PROBLEM TO SOLVE — Give back only the lines in the records below from the one with "Generate a LaTeX" to the one with "sep=0pt] (title) at", both inclusive, word for word.

GIVEN RECORDS —
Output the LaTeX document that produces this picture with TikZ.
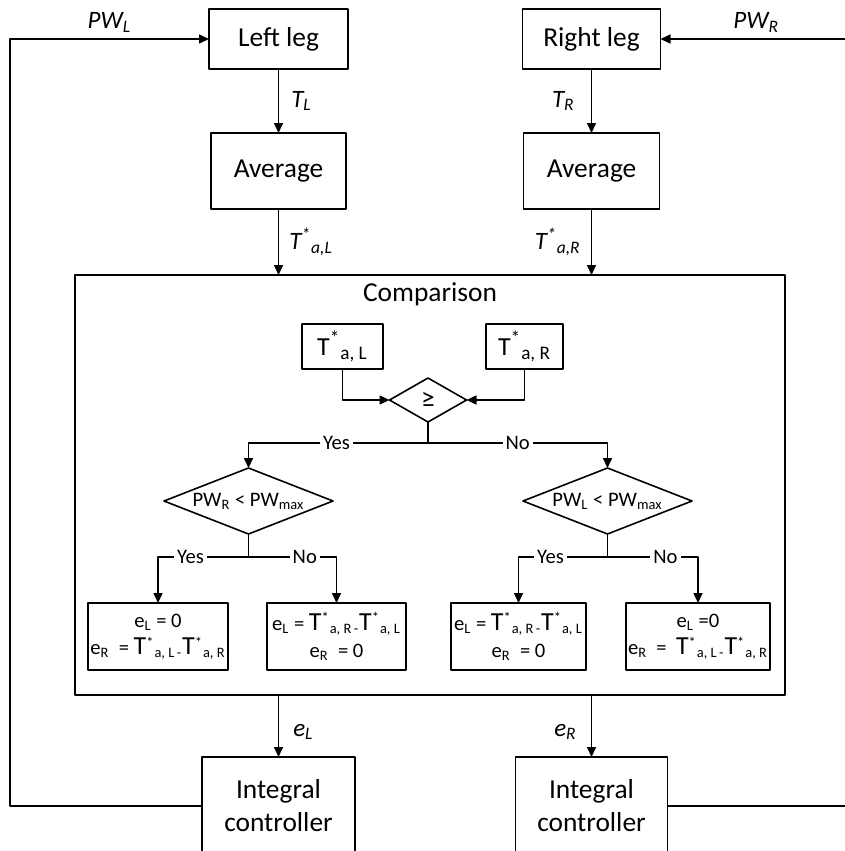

...

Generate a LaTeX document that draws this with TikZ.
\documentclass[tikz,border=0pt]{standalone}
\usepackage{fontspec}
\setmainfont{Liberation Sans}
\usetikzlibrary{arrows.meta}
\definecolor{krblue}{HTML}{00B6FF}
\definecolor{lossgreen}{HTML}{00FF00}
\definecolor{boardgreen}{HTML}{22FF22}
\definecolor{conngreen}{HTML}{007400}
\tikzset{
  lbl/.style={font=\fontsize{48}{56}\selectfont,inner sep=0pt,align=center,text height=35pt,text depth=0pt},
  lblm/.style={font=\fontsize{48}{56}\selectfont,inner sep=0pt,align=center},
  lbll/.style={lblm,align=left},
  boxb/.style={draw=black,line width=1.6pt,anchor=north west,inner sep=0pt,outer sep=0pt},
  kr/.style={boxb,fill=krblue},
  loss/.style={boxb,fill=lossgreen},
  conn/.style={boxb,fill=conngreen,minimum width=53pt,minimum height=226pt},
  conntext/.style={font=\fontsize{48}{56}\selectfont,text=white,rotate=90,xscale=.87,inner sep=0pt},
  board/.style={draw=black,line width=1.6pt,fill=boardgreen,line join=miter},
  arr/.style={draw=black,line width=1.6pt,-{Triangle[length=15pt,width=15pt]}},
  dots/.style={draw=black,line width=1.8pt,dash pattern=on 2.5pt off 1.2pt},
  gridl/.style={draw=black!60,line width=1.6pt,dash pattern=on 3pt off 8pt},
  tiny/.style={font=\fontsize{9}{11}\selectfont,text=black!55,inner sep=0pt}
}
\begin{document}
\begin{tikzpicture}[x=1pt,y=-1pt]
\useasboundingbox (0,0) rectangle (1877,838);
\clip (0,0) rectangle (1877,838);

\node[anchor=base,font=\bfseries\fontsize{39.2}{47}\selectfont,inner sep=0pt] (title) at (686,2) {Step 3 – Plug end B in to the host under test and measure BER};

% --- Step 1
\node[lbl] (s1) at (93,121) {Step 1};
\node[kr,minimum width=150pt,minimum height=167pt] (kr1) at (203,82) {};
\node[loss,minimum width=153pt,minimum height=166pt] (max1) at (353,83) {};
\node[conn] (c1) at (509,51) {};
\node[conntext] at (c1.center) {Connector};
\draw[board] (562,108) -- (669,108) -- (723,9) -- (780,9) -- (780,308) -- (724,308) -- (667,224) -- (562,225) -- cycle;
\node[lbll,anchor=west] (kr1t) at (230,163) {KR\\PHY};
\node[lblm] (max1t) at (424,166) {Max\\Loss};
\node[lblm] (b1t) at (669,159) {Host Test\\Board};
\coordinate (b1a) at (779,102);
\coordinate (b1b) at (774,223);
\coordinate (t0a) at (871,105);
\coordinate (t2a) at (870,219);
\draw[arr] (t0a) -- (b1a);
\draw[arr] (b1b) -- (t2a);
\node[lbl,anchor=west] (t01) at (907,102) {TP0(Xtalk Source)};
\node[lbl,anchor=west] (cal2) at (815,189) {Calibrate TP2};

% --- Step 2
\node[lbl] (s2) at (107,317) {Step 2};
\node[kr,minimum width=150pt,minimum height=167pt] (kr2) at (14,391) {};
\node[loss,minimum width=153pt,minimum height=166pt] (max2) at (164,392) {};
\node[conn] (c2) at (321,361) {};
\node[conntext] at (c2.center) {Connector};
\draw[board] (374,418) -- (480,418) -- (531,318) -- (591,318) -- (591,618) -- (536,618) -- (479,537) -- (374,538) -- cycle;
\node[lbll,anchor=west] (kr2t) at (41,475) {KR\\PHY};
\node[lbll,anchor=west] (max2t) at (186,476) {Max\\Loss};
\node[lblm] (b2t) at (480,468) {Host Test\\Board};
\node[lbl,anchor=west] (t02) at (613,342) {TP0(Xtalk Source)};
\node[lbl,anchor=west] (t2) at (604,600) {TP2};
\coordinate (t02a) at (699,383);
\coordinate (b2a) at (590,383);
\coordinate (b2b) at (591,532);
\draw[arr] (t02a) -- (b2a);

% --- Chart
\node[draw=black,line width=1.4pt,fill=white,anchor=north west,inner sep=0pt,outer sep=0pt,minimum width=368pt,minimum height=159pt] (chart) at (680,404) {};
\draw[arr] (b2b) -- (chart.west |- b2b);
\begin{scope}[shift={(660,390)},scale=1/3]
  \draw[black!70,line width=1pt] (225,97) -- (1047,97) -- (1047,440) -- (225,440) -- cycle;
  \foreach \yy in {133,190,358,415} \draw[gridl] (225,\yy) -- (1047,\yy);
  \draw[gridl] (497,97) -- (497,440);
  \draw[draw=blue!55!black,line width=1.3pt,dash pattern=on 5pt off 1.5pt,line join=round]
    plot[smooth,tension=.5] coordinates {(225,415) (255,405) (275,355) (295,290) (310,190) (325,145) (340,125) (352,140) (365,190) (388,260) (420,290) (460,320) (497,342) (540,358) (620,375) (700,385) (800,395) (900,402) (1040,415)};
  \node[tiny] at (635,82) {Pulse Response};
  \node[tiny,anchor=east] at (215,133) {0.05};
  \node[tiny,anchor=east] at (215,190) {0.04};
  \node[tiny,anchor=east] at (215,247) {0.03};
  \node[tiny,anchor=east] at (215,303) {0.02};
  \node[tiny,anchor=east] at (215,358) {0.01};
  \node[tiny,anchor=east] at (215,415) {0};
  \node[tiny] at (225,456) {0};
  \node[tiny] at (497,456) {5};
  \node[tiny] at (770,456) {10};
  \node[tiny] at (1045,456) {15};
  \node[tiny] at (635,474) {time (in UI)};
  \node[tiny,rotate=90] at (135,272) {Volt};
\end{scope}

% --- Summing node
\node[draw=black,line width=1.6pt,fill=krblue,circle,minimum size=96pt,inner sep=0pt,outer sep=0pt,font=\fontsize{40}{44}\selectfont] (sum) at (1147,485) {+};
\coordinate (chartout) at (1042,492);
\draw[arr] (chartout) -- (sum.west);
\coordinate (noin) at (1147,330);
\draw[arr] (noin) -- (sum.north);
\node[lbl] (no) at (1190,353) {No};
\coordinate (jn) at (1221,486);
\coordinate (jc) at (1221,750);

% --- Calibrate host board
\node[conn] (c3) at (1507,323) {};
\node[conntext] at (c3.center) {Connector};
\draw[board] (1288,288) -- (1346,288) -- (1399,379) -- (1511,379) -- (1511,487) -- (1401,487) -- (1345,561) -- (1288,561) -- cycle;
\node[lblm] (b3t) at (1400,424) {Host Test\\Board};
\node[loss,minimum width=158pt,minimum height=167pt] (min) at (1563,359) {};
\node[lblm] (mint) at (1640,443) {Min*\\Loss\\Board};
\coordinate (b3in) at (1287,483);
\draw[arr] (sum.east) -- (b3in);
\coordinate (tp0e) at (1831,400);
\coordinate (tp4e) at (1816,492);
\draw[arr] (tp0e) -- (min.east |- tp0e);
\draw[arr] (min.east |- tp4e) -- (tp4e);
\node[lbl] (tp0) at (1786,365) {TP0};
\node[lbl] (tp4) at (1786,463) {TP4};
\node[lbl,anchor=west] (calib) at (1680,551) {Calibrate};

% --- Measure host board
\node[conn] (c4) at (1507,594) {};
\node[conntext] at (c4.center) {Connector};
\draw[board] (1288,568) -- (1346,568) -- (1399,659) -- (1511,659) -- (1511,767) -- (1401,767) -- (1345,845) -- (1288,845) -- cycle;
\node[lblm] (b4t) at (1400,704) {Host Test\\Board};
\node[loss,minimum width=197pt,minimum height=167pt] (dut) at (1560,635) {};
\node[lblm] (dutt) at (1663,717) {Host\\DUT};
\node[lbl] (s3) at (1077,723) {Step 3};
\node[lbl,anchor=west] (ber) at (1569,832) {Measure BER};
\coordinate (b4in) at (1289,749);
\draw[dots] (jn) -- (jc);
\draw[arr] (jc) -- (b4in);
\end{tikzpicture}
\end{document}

TASK ANSWER —
Generate a LaTeX document that draws this with TikZ.
\documentclass[tikz,border=0pt]{standalone}
\usepackage{fontspec}
\setmainfont{Liberation Sans}
\usetikzlibrary{arrows.meta}
\definecolor{krblue}{HTML}{00B6FF}
\definecolor{lossgreen}{HTML}{00FF00}
\definecolor{boardgreen}{HTML}{22FF22}
\definecolor{conngreen}{HTML}{007400}
\tikzset{
  lbl/.style={font=\fontsize{48}{56}\selectfont,inner sep=0pt,align=center,text height=35pt,text depth=0pt},
  lblm/.style={font=\fontsize{48}{56}\selectfont,inner sep=0pt,align=center},
  lbll/.style={lblm,align=left},
  boxb/.style={draw=black,line width=1.6pt,anchor=north west,inner sep=0pt,outer sep=0pt},
  kr/.style={boxb,fill=krblue},
  loss/.style={boxb,fill=lossgreen},
  conn/.style={boxb,fill=conngreen,minimum width=53pt,minimum height=226pt},
  conntext/.style={font=\fontsize{48}{56}\selectfont,text=white,rotate=90,xscale=.87,inner sep=0pt},
  board/.style={draw=black,line width=1.6pt,fill=boardgreen,line join=miter},
  arr/.style={draw=black,line width=1.6pt,-{Triangle[length=15pt,width=15pt]}},
  dots/.style={draw=black,line width=1.8pt,dash pattern=on 2.5pt off 1.2pt},
  gridl/.style={draw=black!60,line width=1.6pt,dash pattern=on 3pt off 8pt},
  tiny/.style={font=\fontsize{9}{11}\selectfont,text=black!55,inner sep=0pt}
}
\begin{document}
\begin{tikzpicture}[x=1pt,y=-1pt]
\useasboundingbox (0,0) rectangle (1877,838);
\clip (0,0) rectangle (1877,838);

\node[anchor=base,font=\bfseries\fontsize{39.2}{47}\selectfont,inner sep=0pt] (title) at (686,2) {Step 3 – Plug end B in to the host under test and measure BER};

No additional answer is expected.